Stijn Coninx’s biographical film “Marina” is about the early life of Rocco Granata, an Italian born Belgian immigrant who’d later become a pop-sensation in his country and beyond. The title refers to his first hit single by the same name.
The film begins in the late forties with Rocco’s father Salvatore (Luigi Lo Cascio), a blacksmith by trade, leaving family behind to work the coal mines in Belgium. A year later, missing his kids and worried if his wife Ida (Donatella Finocchiaro) might be having an affair, Salvatore asks his family to join him. When they arrive, Ida could hardly conceal her disappointment after seeing the ramshackle tenement they’ll be living in.
Growing up in a Belgian industrial town, young Rocco (Cristiaan Campagna, Matteo Simoni) realises that he will always be seen by locals as someone different, a foreigner who does not belong there, and the local greengrocer isn’t any exception, whose blonde daughter he’d already begun to fancy.

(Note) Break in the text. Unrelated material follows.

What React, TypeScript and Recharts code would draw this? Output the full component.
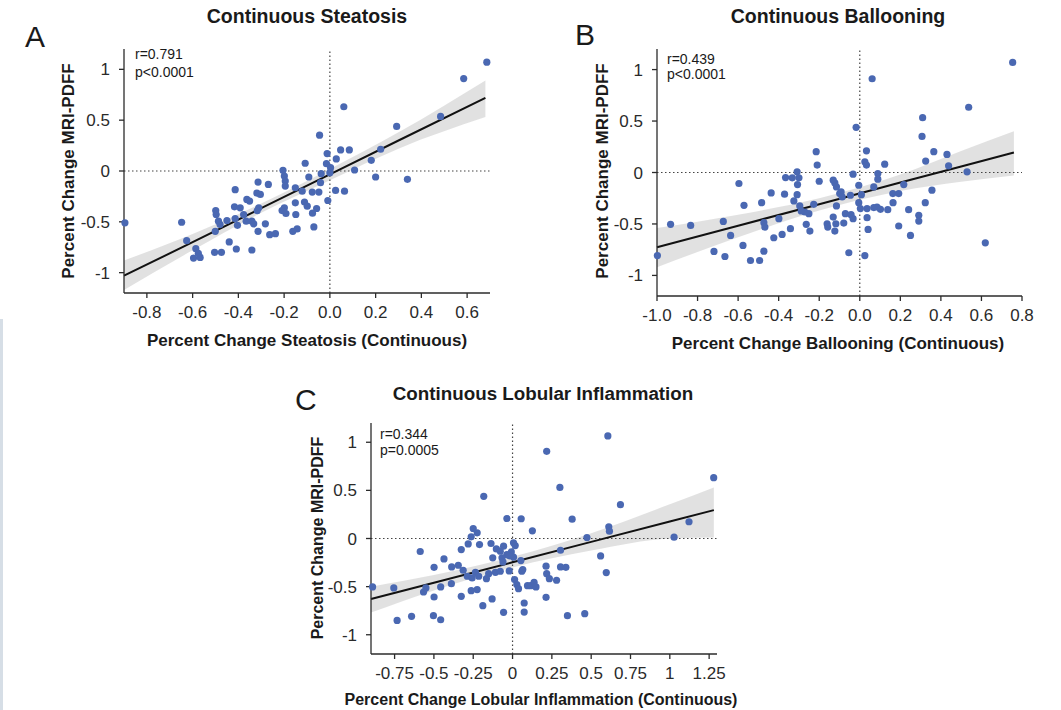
import React from "react";
import { ComposedChart, Scatter, Line, Area, XAxis, YAxis, ReferenceLine } from "recharts";

// shared y axis (percent change MRI-PDFF)
const yTicks = [-1, -0.5, 0, 0.5, 1];

// ---- A: steatosis ----
const steatosisTicks = [-0.8, -0.6, -0.4, -0.2, 0, 0.2, 0.4, 0.6];
const steatosisPoints: [number, number][] = [
  [0.686, 1.07], [0.585, 0.909], [0.484, 0.537], [0.061, 0.632], [-0.045, 0.352], [0.292, 0.438],
  [0.222, 0.214], [0.181, 0.105], [0.108, 0.01], [0.2, -0.059], [0.339, -0.082], [0.047, 0.207],
  [0.085, 0.207], [-0.012, 0.171], [0.028, 0.119], [-0.015, 0.072], [0.003, 0.033], [0, -0.016],
  [-0.038, -0.026], [-0.041, -0.115], [0.025, -0.191], [0.064, -0.198], [-0.009, -0.29], [-0.048, -0.207],
  [-0.077, -0.207], [-0.092, -0.059], [-0.108, 0.076], [-0.151, -0.165], [-0.121, -0.198], [-0.151, -0.313],
  [-0.111, -0.306], [-0.099, -0.346], [-0.058, -0.369], [-0.076, -0.415], [-0.149, -0.428], [-0.07, -0.55],
  [-0.143, -0.57], [-0.162, -0.593], [-0.205, 0.007], [-0.199, -0.049], [-0.195, -0.099], [-0.195, -0.148],
  [-0.199, -0.362], [-0.209, -0.389], [-0.192, -0.418], [-0.269, -0.132], [-0.314, -0.109], [-0.319, -0.217],
  [-0.304, -0.23], [-0.363, -0.28], [-0.351, -0.296], [-0.311, -0.362], [-0.318, -0.39], [-0.414, -0.184],
  [-0.417, -0.352], [-0.392, -0.362], [-0.377, -0.428], [-0.366, -0.494], [-0.341, -0.494], [-0.333, -0.52],
  [-0.404, -0.534], [-0.414, -0.468], [-0.499, -0.389], [-0.497, -0.428], [-0.487, -0.494], [-0.48, -0.527],
  [-0.45, -0.487], [-0.501, -0.593], [-0.282, -0.52], [-0.314, -0.593], [-0.263, -0.626], [-0.238, -0.616],
  [-0.44, -0.698], [-0.409, -0.767], [-0.341, -0.777], [-0.504, -0.8], [-0.474, -0.8], [-0.626, -0.685],
  [-0.586, -0.764], [-0.596, -0.856], [-0.567, -0.85], [-0.575, -0.81], [-0.648, -0.504], [-0.896, -0.51],
];
const steatosisFitX = [-0.9, -0.6, -0.3, 0, 0.3, 0.68];
const steatosisFit = [-1.03, -0.7, -0.366, -0.034, 0.3, 0.72];
const steatosisLower = [-1.17, -0.78, -0.41, -0.09, 0.22, 0.53];
const steatosisUpper = [-0.88, -0.62, -0.32, 0.02, 0.38, 0.89];

// ---- B: ballooning ----
const ballooningTicks = [-1, -0.8, -0.6, -0.4, -0.2, 0, 0.2, 0.4, 0.6, 0.8];
const ballooningPoints: [number, number][] = [
  [0.754, 1.07], [0.061, 0.911], [-0.018, 0.439], [0.537, 0.634], [0.31, 0.533], [0.307, 0.351],
  [0.325, 0.111], [0.365, 0.202], [0.43, 0.176], [0.438, 0.065], [0.529, 0.007], [0.619, -0.683],
  [0.033, 0.211], [0.025, 0.104], [0.033, 0.072], [0.089, -0.01], [0.089, -0.065], [0.123, 0.081],
  [0.069, -0.14], [-0.033, -0.016], [-0.005, -0.124], [0.008, -0.215], [-0.046, -0.221], [-0.005, -0.293],
  [0.003, -0.351], [0.036, -0.351], [0.069, -0.341], [0.085, -0.335], [0.102, -0.358], [0.138, -0.361],
  [0.036, -0.439], [0.041, -0.553], [0.025, -0.807], [-0.054, -0.78], [-0.071, -0.4], [-0.043, -0.41],
  [-0.033, -0.449], [-0.079, -0.491], [-0.118, -0.498], [-0.161, -0.498], [-0.158, -0.53], [-0.123, -0.569],
  [-0.131, -0.433], [-0.115, -0.325], [-0.099, -0.205], [-0.092, -0.189], [-0.087, -0.237], [-0.115, -0.14],
  [-0.123, -0.101], [-0.131, -0.075], [-0.215, 0.202], [-0.21, 0.072], [-0.2, -0.085], [-0.227, -0.309],
  [-0.246, -0.569], [-0.264, -0.504], [-0.251, -0.4], [-0.271, -0.384], [-0.309, 0.007], [-0.3, -0.052],
  [-0.307, -0.117], [-0.309, -0.215], [-0.325, -0.276], [-0.296, -0.325], [-0.289, -0.374], [-0.333, -0.052],
  [-0.366, -0.049], [-0.371, -0.211], [-0.437, -0.198], [-0.399, -0.449], [-0.424, -0.634], [-0.383, -0.602],
  [-0.342, -0.546], [-0.473, -0.488], [-0.468, -0.53], [-0.484, -0.293], [-0.473, -0.764], [-0.494, -0.855],
  [-0.539, -0.855], [-0.571, -0.319], [-0.596, -0.107], [-0.576, -0.709], [-0.637, -0.611], [-0.665, -0.816],
  [-0.673, -0.475], [-0.719, -0.767], [-0.834, -0.514], [-0.933, -0.504], [-0.998, -0.807], [0.163, -0.205],
  [0.164, -0.293], [0.192, -0.52], [0.217, -0.117], [0.241, -0.361], [0.25, -0.611], [0.291, -0.416],
  [0.291, -0.472], [0.323, -0.293], [0.356, -0.172], [0.192, -0.205],
];
const ballooningFitX = [-1.0, -0.6, -0.2, 0.2, 0.5, 0.76];
const ballooningFit = [-0.726, -0.517, -0.308, -0.098, 0.059, 0.194];
const ballooningLower = [-0.92, -0.63, -0.37, -0.18, -0.09, -0.03];
const ballooningUpper = [-0.54, -0.41, -0.25, -0.02, 0.21, 0.4];

// ---- C: lobular inflammation ----
const lobularTicks = [-0.75, -0.5, -0.25, 0, 0.25, 0.5, 0.75, 1, 1.25];
const lobularTickLabels = ["-0.75", "-0.5", "-0.25", "0", "0.25", "0.5", "0.75", "1", "1.25"];
const lobularPoints: [number, number][] = [
  [0.606, 1.066], [0.217, 0.906], [1.279, 0.632], [0.301, 0.531], [0.686, 0.351], [0.379, 0.201],
  [1.122, 0.174], [1.027, 0.014], [0.612, 0.122], [0.616, 0.076], [0.473, 0.01], [0.56, -0.181],
  [0.596, -0.354], [0.459, -0.781], [0.349, -0.802], [0.305, -0.295], [0.339, -0.299], [0.305, -0.122],
  [0.213, -0.288], [0.217, -0.365], [0.234, -0.417], [0.28, -0.434], [0.213, -0.611], [0.126, 0.08],
  [0.055, 0.205], [-0.036, 0.208], [-0.183, 0.438], [0.006, -0.045], [0.017, -0.073], [-0.008, -0.139],
  [-0.036, -0.167], [-0.057, -0.08], [-0.067, -0.201], [-0.078, -0.132], [-0.103, -0.108], [-0.137, -0.052],
  [-0.126, -0.201], [-0.109, -0.351], [-0.152, -0.365], [-0.166, -0.417], [-0.13, -0.628], [-0.189, -0.698],
  [-0.21, -0.063], [-0.225, 0.059], [-0.25, 0.104], [-0.263, 0.017], [-0.282, -0.056], [-0.326, -0.115],
  [-0.345, -0.278], [-0.314, -0.33], [-0.288, -0.392], [-0.236, -0.351], [-0.215, -0.392], [-0.257, -0.41],
  [-0.225, -0.531], [-0.263, -0.542], [-0.326, -0.601], [-0.387, -0.295], [-0.389, -0.469], [-0.436, -0.212],
  [-0.457, -0.503], [-0.499, -0.299], [-0.499, -0.608], [-0.503, -0.802], [-0.457, -0.844], [-0.566, -0.556],
  [-0.551, -0.514], [-0.587, -0.135], [-0.642, -0.809], [-0.734, -0.851], [-0.755, -0.514], [-0.89, -0.503],
  [-0.057, -0.767], [-0.021, -0.337], [0.013, -0.427], [0.027, -0.479], [0.038, -0.521], [0.059, -0.34],
  [0.065, -0.323], [0.074, -0.67], [0.074, -0.764], [0.095, -0.49], [0.116, -0.49], [0.137, -0.455],
  [0.149, -0.503], [0.053, -0.229], [0.006, -0.194], [-0.061, -0.243], [-0.078, -0.34], [-0.02, -0.18],
];
const lobularFitX = [-0.9, -0.5, 0, 0.5, 1.0, 1.28];
const lobularFit = [-0.628, -0.459, -0.247, -0.035, 0.176, 0.295];
const lobularLower = [-0.77, -0.54, -0.3, -0.125, 0.0, 0.01];
const lobularUpper = [-0.5, -0.38, -0.19, 0.055, 0.355, 0.53];

const FONT = '"Liberation Sans", Arial, Helvetica, sans-serif';
const DOT = "#4a68b2";
const AXIS = "#2b2b2b";
const Y_AXIS_W = 60;
const TOP_PAD = 6;
const X_AXIS_H = 34;

type PanelProps = {
  plotLeft: number;
  plotTop: number;
  plotW: number;
  plotH: number;
  xDomain: [number, number];
  xTicks: number[];
  xFormat: (v: number, i: number) => string;
  points: [number, number][];
  fitX: number[];
  fit: number[];
  lower: number[];
  upper: number[];
};

function Panel(p: PanelProps) {
  const table = p.fitX.map((x, i) => ({ x, fit: p.fit[i], band: [p.lower[i], p.upper[i]] }));
  const dots = p.points.map(([x, y]) => ({ x, y }));
  const tickStyle = { fontSize: 17, fill: "#2a2a2a", fontFamily: FONT };
  return (
    <div
      style={{
        position: "absolute",
        left: p.plotLeft - Y_AXIS_W,
        top: p.plotTop - TOP_PAD,
      }}
    >
      <ComposedChart
        width={p.plotW + Y_AXIS_W + 12}
        height={p.plotH + TOP_PAD + X_AXIS_H}
        data={table}
        margin={{ top: TOP_PAD, right: 12, bottom: 0, left: 0 }}
      >
        <XAxis
          type="number"
          dataKey="x"
          domain={p.xDomain}
          ticks={p.xTicks}
          interval={0}
          tickFormatter={p.xFormat}
          height={X_AXIS_H}
          tick={tickStyle}
          tickSize={5}
          tickMargin={8}
          axisLine={{ stroke: AXIS, strokeWidth: 1.3 }}
          tickLine={{ stroke: AXIS, strokeWidth: 1.3 }}
        />
        <YAxis
          type="number"
          domain={[-1.2, 1.2]}
          ticks={yTicks}
          interval={0}
          width={Y_AXIS_W}
          tick={tickStyle}
          tickSize={5}
          tickMargin={9}
          axisLine={{ stroke: AXIS, strokeWidth: 1.3 }}
          tickLine={{ stroke: AXIS, strokeWidth: 1.3 }}
        />
        <ReferenceLine x={0} stroke="#444" strokeWidth={1.2} strokeDasharray="1.5 2.5" />
        <ReferenceLine y={0} stroke="#444" strokeWidth={1.2} strokeDasharray="1.5 2.5" />
        <Scatter
          data={dots}
          dataKey="y"
          fill={DOT}
          isAnimationActive={false}
          shape={(s: any) => <circle cx={s.cx} cy={s.cy} r={3.6} fill={DOT} />}
        />
        <Area
          type="monotone"
          dataKey="band"
          stroke="none"
          fill="#9a9a9a"
          fillOpacity={0.3}
          isAnimationActive={false}
          activeDot={false}
        />
        <Line
          type="linear"
          dataKey="fit"
          stroke="#111"
          strokeWidth={2}
          dot={false}
          activeDot={false}
          isAnimationActive={false}
        />
      </ComposedChart>
    </div>
  );
}

const oneDecimal = (v: number) => v.toFixed(1);

function Text({ x, y, children, size, bold, center, rotate }: any) {
  return (
    <div
      style={{
        position: "absolute",
        left: x,
        top: y,
        transform: `translate(${center ? "-50%" : "0"}, -50%)${rotate ? " rotate(-90deg)" : ""}`,
        fontFamily: FONT,
        fontSize: size,
        fontWeight: bold ? 700 : 400,
        color: "#1a1a1a",
        whiteSpace: "nowrap",
        lineHeight: 1,
      }}
    >
      {children}
    </div>
  );
}

export default function App() {
  return (
    <div style={{ position: "absolute", left: 0, top: 0, width: 1061, height: 710, background: "#fff", overflow: "hidden" }}>
      <div style={{ position: "absolute", left: 0, top: 319, width: 3, height: 391, background: "#d6dee6" }} />

      {/* A */}
      <Text x={25} y={37} size={30}>A</Text>
      <Text x={307} y={17} size={19.5} bold center>Continuous Steatosis</Text>
      <Text x={68} y={171} size={17} bold center rotate>Percent Change MRI-PDFF</Text>
      <Text x={307} y={340} size={17} bold center>Percent Change Steatosis (Continuous)</Text>
      <Panel
        plotLeft={124}
        plotTop={49}
        plotW={366}
        plotH={244}
        xDomain={[-0.9, 0.7]}
        xTicks={steatosisTicks}
        xFormat={oneDecimal}
        points={steatosisPoints}
        fitX={steatosisFitX}
        fit={steatosisFit}
        lower={steatosisLower}
        upper={steatosisUpper}
      />
      <Text x={135} y={54} size={14}>r=0.791</Text>
      <Text x={135} y={72} size={14}>p&lt;0.0001</Text>

      {/* B */}
      <Text x={575} y={35} size={30}>B</Text>
      <Text x={838} y={17} size={19.5} bold center>Continuous Ballooning</Text>
      <Text x={602} y={171} size={17} bold center rotate>Percent Change MRI-PDFF</Text>
      <Text x={838} y={343} size={17} bold center>Percent Change Ballooning (Continuous)</Text>
      <Panel
        plotLeft={657}
        plotTop={49}
        plotW={365}
        plotH={247}
        xDomain={[-1.0, 0.8]}
        xTicks={ballooningTicks}
        xFormat={oneDecimal}
        points={ballooningPoints}
        fitX={ballooningFitX}
        fit={ballooningFit}
        lower={ballooningLower}
        upper={ballooningUpper}
      />
      <Text x={667} y={59} size={14}>r=0.439</Text>
      <Text x={667} y={74} size={14}>p&lt;0.0001</Text>

      {/* C */}
      <Text x={295} y={400} size={30}>C</Text>
      <Text x={543} y={394} size={18.8} bold center>Continuous Lobular Inflammation</Text>
      <Text x={318} y={538} size={16} bold center rotate>Percent Change MRI-PDFF</Text>
      <Text x={541} y={700} size={16} bold center>Percent Change Lobular Inflammation (Continuous)</Text>
      <Panel
        plotLeft={371}
        plotTop={423}
        plotW={346}
        plotH={231}
        xDomain={[-0.9, 1.3]}
        xTicks={lobularTicks}
        xFormat={(_v: number, i: number) => lobularTickLabels[i]}
        points={lobularPoints}
        fitX={lobularFitX}
        fit={lobularFit}
        lower={lobularLower}
        upper={lobularUpper}
      />
      <Text x={380} y={434} size={14}>r=0.344</Text>
      <Text x={380} y={450} size={14}>p=0.0005</Text>
    </div>
  );
}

Rocco also has a passion for music, and spends most of his spare time practising with his accordion. Rocco’s father – he had to sacrifice his own musical ambitions in order to feed his family, urges him to pursue music only as a hobby.
The grocer’s daughter Helena (Evelien Bosmans), upon whom Rocco has had a crush since childhood, had now grown into an attractive young lady, and during a conversation urges him to participate in a talent show.
Success in the show will help him form a travelling band, with which he’ll perform in clubs and various events until he gets ‘discovered’ by a music producer. His first album will soon top the charts in Belgium, several European countries, and later America, launching him into a long and successful career in music.
As mainstream films go, this is not a bad one at all, and it contains some decent production values too – the mainly Italian cast give a fine account of themselves. A good chunk of the film is particularly focused on the xenophobia and discrimination prevalent in Belgium at the time, which while no different from any other part of the world during the fifties, will nevertheless remind audiences of modern day parallels when it comes to immigration and integration. Recommended Viewing..!
The Nudity: Evelien Bosmans and Matteo Simoni
There’s brief nudity during a single scene between the characters played by Evelien Bosmans (Helena) and Matteo Simoni (Rocco). They make out on top of a barge after getting their clothes wet during a frolic. They’re interrupted by Rocco’s musician-pal who’d come to pick him up for their first studio recording. Helena is momentarily left standing naked on top of the barge after Rocco runs off to join his friend.